SPACED is definitely more dramady than tradtional sitcom. There are no snappy comebacks, no laugh track, and no sitting around an apartment waiting for people to come in... the comedy comes more from the situation, and the style of the show, which treats even the most mundane, ordinary event, like an action movie. As the show moves along, though, the reality of the show sort of starts to flux as things become more absurd and ridiculous, and your ability to suspend your disbelief slowly grows. One of my favorite episodes involves main character Tim (Simon Pegg), and his best friend Mike (Nick Frost), building and managing a robot for entry into ROBOT WARS (which was a popular BBC reality show that was called BATTLE BOTS over here), and I just found any scene where Mike treats the robot like a dog, hilarious.
Another facet of SPACED that appeals to me, is it's use of pop-culture.
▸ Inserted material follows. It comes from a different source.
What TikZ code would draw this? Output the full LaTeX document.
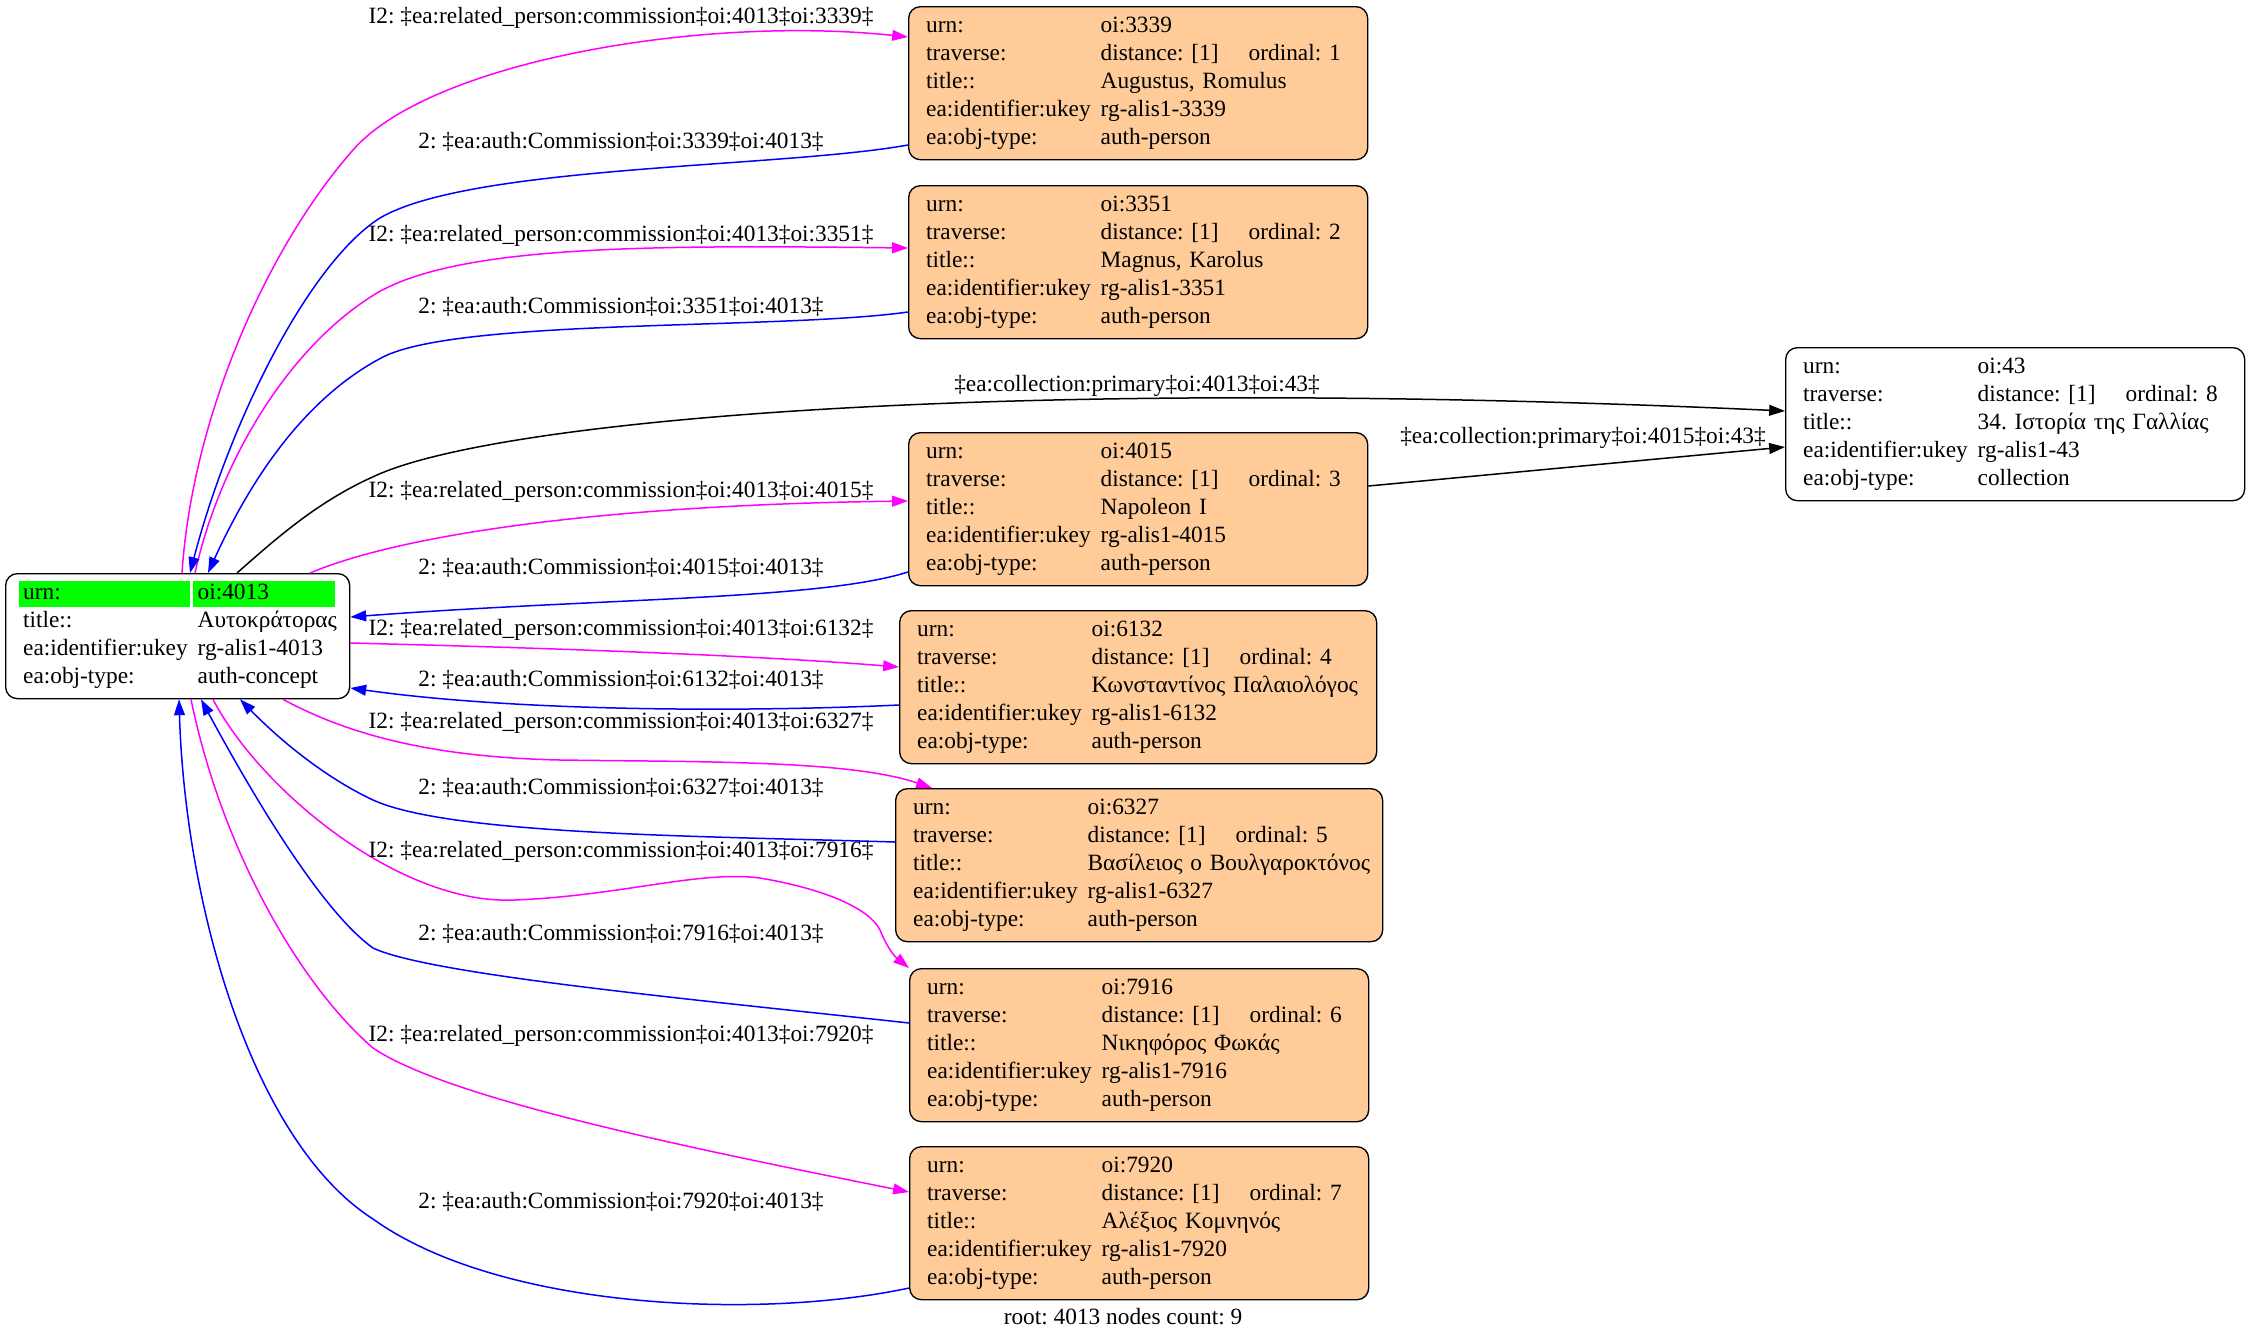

Not only are the characters obsessed with pop-culture and make references to things that they like; such as Tim working in a comic book store, and his love of STAR WARS (which is bittersweet as shown above); but also in it's visual references, recreating scenes from movies, or pulling in idea's or characters from movies (such as the two VERY MATRIX-esque agents from the first episode of season 2, or the scene were Tim burns all his STAR WARS toys), not to mention music cues... I literally almost CRIED when they referenced the LITTLEST HOBO. This use of popular culture as a sort of short hand to communicate with the audience on a very honest, familiar, level appeals to me greatly, because it's almost exactly what I do with my friends. Nerds communicate with other Nerds by quoting old Arnold Swartzenegger movies, or THE SIMPSONS, or obscure old TV shows from our youth. Everyone can relate to that in some way.
SPACED was thoroughly enjoyable to me, and quickly became one of my favorite all time shows. The DVD is very well put together with tons of extra's, such as the original audio commentaries from the British release, and new commentaries with special nerd-guests, as well as some a documentary which cleverly ties up the shows one loose end. Best 40 bucks I ever spent.